**Your task**
Retype only what runs from the beginning of the data through the line with "const yTicks = [0,1,2,3,4,5,6];"; please omit the pictures and keep every line exact.

**Supplied data**
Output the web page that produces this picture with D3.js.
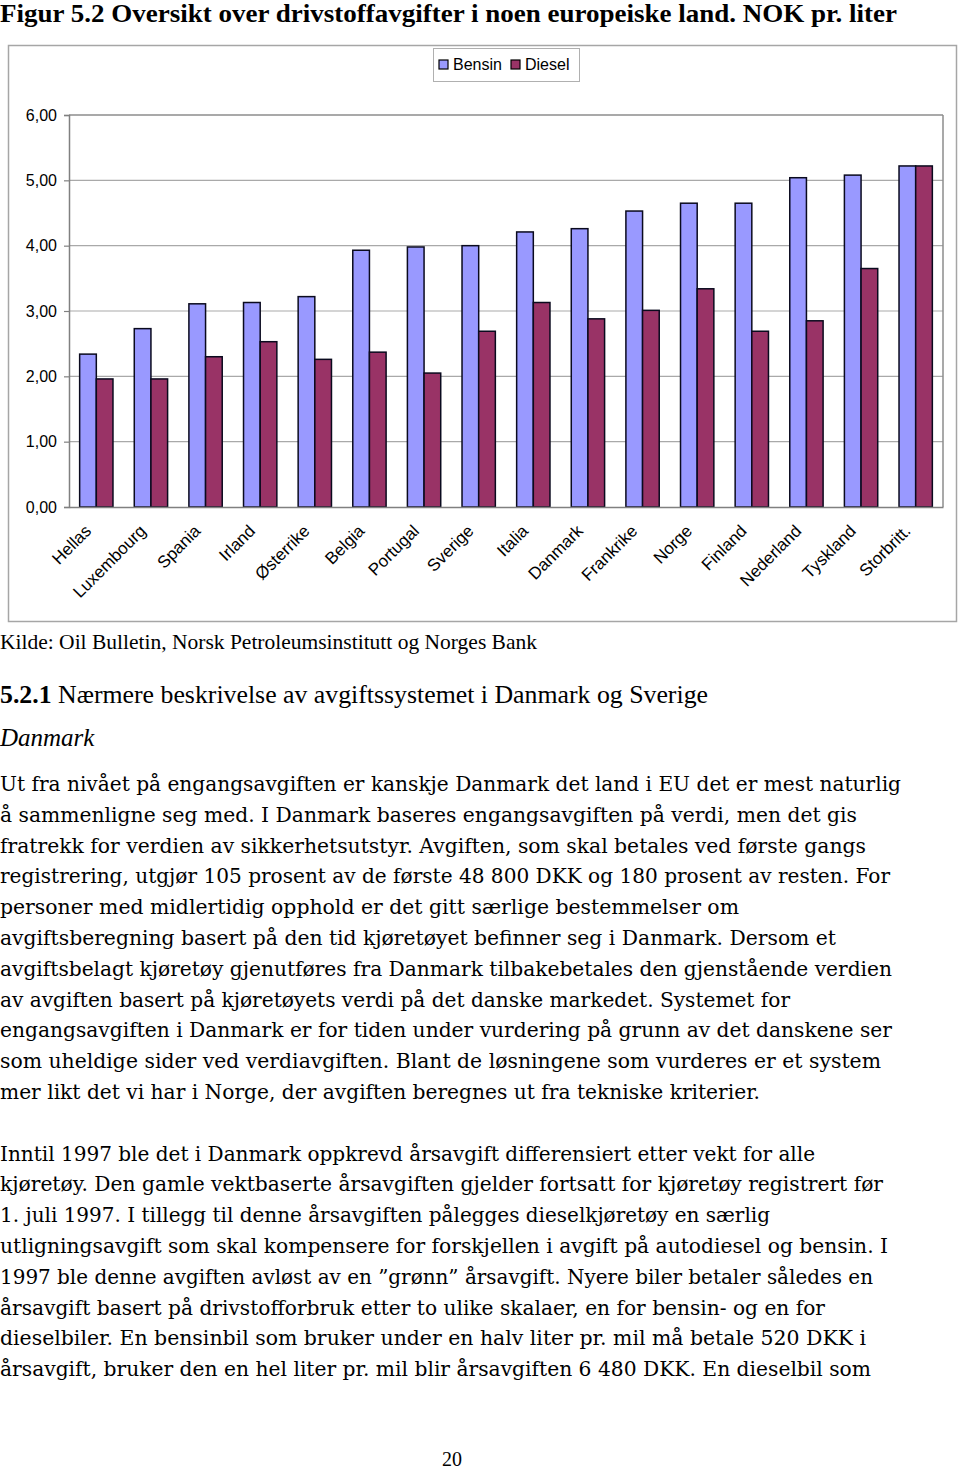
<!DOCTYPE html>
<html>
<head>
<meta charset="utf-8">
<script src="https://cdn.jsdelivr.net/npm/d3@7"></script>
<style>
  html, body { margin: 0; padding: 0; background: #fff; }
  svg { display: block; }
</style>
</head>
<body>
<svg id="page" width="960" height="1469"></svg>
<script>
// ---------- DATA ----------
const categories = ["Hellas","Luxembourg","Spania","Irland","Østerrike","Belgia","Portugal","Sverige","Italia","Danmark","Frankrike","Norge","Finland","Nederland","Tyskland","Storbritt."];
const bensin = [2.34,2.73,3.11,3.13,3.22,3.93,3.98,4.00,4.21,4.26,4.53,4.65,4.65,5.04,5.08,5.22];
const diesel = [1.96,1.96,2.30,2.53,2.26,2.37,2.05,2.69,3.13,2.88,3.01,3.34,2.69,2.85,3.65,5.22];
const seriesNames = ["Bensin","Diesel"];
const yTicks = [0,1,2,3,4,5,6];

const titleText = "Figur 5.2 Oversikt over drivstoffavgifter i noen europeiske land. NOK pr. liter";
const sourceText = "Kilde: Oil Bulletin, Norsk Petroleumsinstitutt og Norges Bank";
const para1 = [
 "Ut fra nivået på engangsavgiften er kanskje Danmark det land i EU det er mest naturlig",
 "å sammenligne seg med. I Danmark baseres engangsavgiften på verdi, men det gis",
 "fratrekk for verdien av sikkerhetsutstyr. Avgiften, som skal betales ved første gangs",
 "registrering, utgjør 105 prosent av de første 48 800 DKK og 180 prosent av resten. For",
 "personer med midlertidig opphold er det gitt særlige bestemmelser om",
 "avgiftsberegning basert på den tid kjøretøyet befinner seg i Danmark. Dersom et",
 "avgiftsbelagt kjøretøy gjenutføres fra Danmark tilbakebetales den gjenstående verdien",
 "av avgiften basert på kjøretøyets verdi på det danske markedet. Systemet for",
 "engangsavgiften i Danmark er for tiden under vurdering på grunn av det danskene ser",
 "som uheldige sider ved verdiavgiften. Blant de løsningene som vurderes er et system",
 "mer likt det vi har i Norge, der avgiften beregnes ut fra tekniske kriterier."
];
const para2 = [
 "Inntil 1997 ble det i Danmark oppkrevd årsavgift differensiert etter vekt for alle",
 "kjøretøy. Den gamle vektbaserte årsavgiften gjelder fortsatt for kjøretøy registrert før",
 "1. juli 1997. I tillegg til denne årsavgiften pålegges dieselkjøretøy en særlig",
 "utligningsavgift som skal kompensere for forskjellen i avgift på autodiesel og bensin. I",
 "1997 ble denne avgiften avløst av en ”grønn” årsavgift. Nyere biler betaler således en",
 "årsavgift basert på drivstofforbruk etter to ulike skalaer, en for bensin- og en for",
 "dieselbiler. En bensinbil som bruker under en halv liter pr. mil må betale 520 DKK i",
 "årsavgift, bruker den en hel liter pr. mil blir årsavgiften 6 480 DKK. En dieselbil som"
];
const para1Widths = [901,857,866,890,739,836,892,790,892,881,760];
const para2Widths = [815,883,770,888,873,825,866,871];

// ---------- LAYOUT ----------
const svg = d3.select("#page");
const colors = {Bensin: "#9999ff", Diesel: "#993366"};
const frame = {x: 8.5, y: 45.5, w: 948, h: 576};
const plot = {left: 69, right: 943, top: 115, bottom: 507};

// Title
svg.append("text")
  .attr("x", 0).attr("y", 22)
  .attr("font-family", "Liberation Serif, serif")
  .attr("font-weight", "bold")
  .attr("font-size", 25)
  .attr("textLength", 897).attr("lengthAdjust", "spacingAndGlyphs")
  .text(titleText);

// Chart frame
svg.append("rect")
  .attr("x", frame.x).attr("y", frame.y).attr("width", frame.w).attr("height", frame.h)
  .attr("fill", "#fff").attr("stroke", "#a6a6a6").attr("stroke-width", 1.5);

const x = d3.scaleBand().domain(categories).range([plot.left, plot.right]).padding(0);
const y = d3.scaleLinear().domain([0, 6]).range([plot.bottom, plot.top]);

const g = svg.append("g");

// gridlines
g.selectAll("line.grid").data(yTicks.filter(d => d > 0)).join("line")
  .attr("x1", plot.left).attr("x2", plot.right)
  .attr("y1", d => y(d)).attr("y2", d => y(d))
  .attr("stroke", d => d === 6 ? "#8c8c8c" : "#a9a9a9").attr("stroke-width", d => d === 6 ? 1.5 : 1.2);
// right border
g.append("line").attr("x1", plot.right).attr("x2", plot.right)
  .attr("y1", y(6)).attr("y2", y(0)).attr("stroke", "#8c8c8c").attr("stroke-width", 1.5);

// y axis
const yAxis = d3.axisLeft(y).tickValues(yTicks).tickSize(5).tickPadding(7)
  .tickFormat(d => d3.format(".2f")(d).replace(".", ","));
const ya = g.append("g").attr("transform", `translate(${plot.left},0)`).call(yAxis);
ya.select(".domain").attr("stroke", "#808080").attr("stroke-width", 1.5);
ya.selectAll(".tick line").attr("stroke", "#808080").attr("stroke-width", 1.2);
ya.selectAll(".tick text").attr("font-family", "Liberation Sans, Arial, sans-serif")
  .attr("font-size", 16).attr("fill", "#000");

// bars
const bw = x.bandwidth();
const barW = bw * 0.305;
const off = bw * 0.195;
const bars = g.append("g");
categories.forEach((c, i) => {
  [bensin[i], diesel[i]].forEach((v, j) => {
    bars.append("rect")
      .attr("x", x(c) + off + j * barW)
      .attr("y", y(v))
      .attr("width", barW)
      .attr("height", y(0) - y(v))
      .attr("fill", colors[seriesNames[j]])
      .attr("stroke", "#0a0a1e").attr("stroke-width", 1.5);
  });
});

// x axis
const xAxis = d3.axisBottom(x).tickSize(0).tickPadding(0);
const xa = g.append("g").attr("transform", `translate(0,${plot.bottom})`).call(xAxis);
xa.select(".domain").attr("stroke", "#808080").attr("stroke-width", 1.5);
xa.selectAll(".tick text")
  .attr("font-family", "Liberation Sans, Arial, sans-serif")
  .attr("font-size", 17).attr("fill", "#000")
  .attr("text-anchor", "end")
  .attr("transform", "translate(-4,25) rotate(-45)")
  .attr("y", 0).attr("dy", 0);

// legend
const lg = svg.append("g");
lg.append("rect").attr("x", 433.5).attr("y", 48.5).attr("width", 146).attr("height", 33)
  .attr("fill", "#fff").attr("stroke", "#b0b0b0").attr("stroke-width", 1);
const legX = [439, 511];
seriesNames.forEach((s, i) => {
  lg.append("rect").attr("x", legX[i]).attr("y", 60).attr("width", 9).attr("height", 9)
    .attr("fill", colors[s]).attr("stroke", "#000").attr("stroke-width", 1.2);
  lg.append("text").attr("x", legX[i] + 14).attr("y", 70)
    .attr("font-family", "Liberation Sans, Arial, sans-serif").attr("font-size", 16)
    .text(s);
});

// Source
svg.append("text").attr("x", 0).attr("y", 649)
  .attr("font-family", "Liberation Serif, serif").attr("font-size", 22)
  .attr("textLength", 537).attr("lengthAdjust", "spacingAndGlyphs")
  .text(sourceText);

// Heading
const h = svg.append("text").attr("x", 0).attr("y", 703)
  .attr("font-family", "Liberation Serif, serif").attr("font-size", 25)
  .attr("textLength", 708).attr("lengthAdjust", "spacingAndGlyphs");
h.append("tspan").attr("font-weight", "bold").text("5.2.1");
h.append("tspan").text("  Nærmere beskrivelse av avgiftssystemet i Danmark og Sverige");

svg.append("text").attr("x", 0).attr("y", 746)
  .attr("font-family", "Liberation Serif, serif").attr("font-size", 25).attr("font-style", "italic")
  .text("Danmark");

// Body text
const bodyFont = "DejaVu Serif, serif";
const bodySize = 21;
const lineH = 30.8;
function para(lines, widths, y0) {
  lines.forEach((t, i) => {
    svg.append("text").attr("x", 0).attr("y", y0 + i * lineH)
      .attr("font-family", bodyFont).attr("font-size", bodySize)
      .attr("textLength", widths[i]).attr("lengthAdjust", "spacingAndGlyphs")
      .attr("fill", "#000")
      .text(t);
  });
}
para(para1, para1Widths, 791);
para(para2, para2Widths, 1160.6);

// Page number
svg.append("text").attr("x", 452).attr("y", 1466).attr("text-anchor", "middle")
  .attr("font-family", "Liberation Serif, serif").attr("font-size", 20).text("20");
</script>
</body>
</html>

**Exercise output**
Output the web page that produces this picture with D3.js.
<!DOCTYPE html>
<html>
<head>
<meta charset="utf-8">
<script src="https://cdn.jsdelivr.net/npm/d3@7"></script>
<style>
  html, body { margin: 0; padding: 0; background: #fff; }
  svg { display: block; }
</style>
</head>
<body>
<svg id="page" width="960" height="1469"></svg>
<script>
// ---------- DATA ----------
const categories = ["Hellas","Luxembourg","Spania","Irland","Østerrike","Belgia","Portugal","Sverige","Italia","Danmark","Frankrike","Norge","Finland","Nederland","Tyskland","Storbritt."];
const bensin = [2.34,2.73,3.11,3.13,3.22,3.93,3.98,4.00,4.21,4.26,4.53,4.65,4.65,5.04,5.08,5.22];
const diesel = [1.96,1.96,2.30,2.53,2.26,2.37,2.05,2.69,3.13,2.88,3.01,3.34,2.69,2.85,3.65,5.22];
const seriesNames = ["Bensin","Diesel"];
const yTicks = [0,1,2,3,4,5,6];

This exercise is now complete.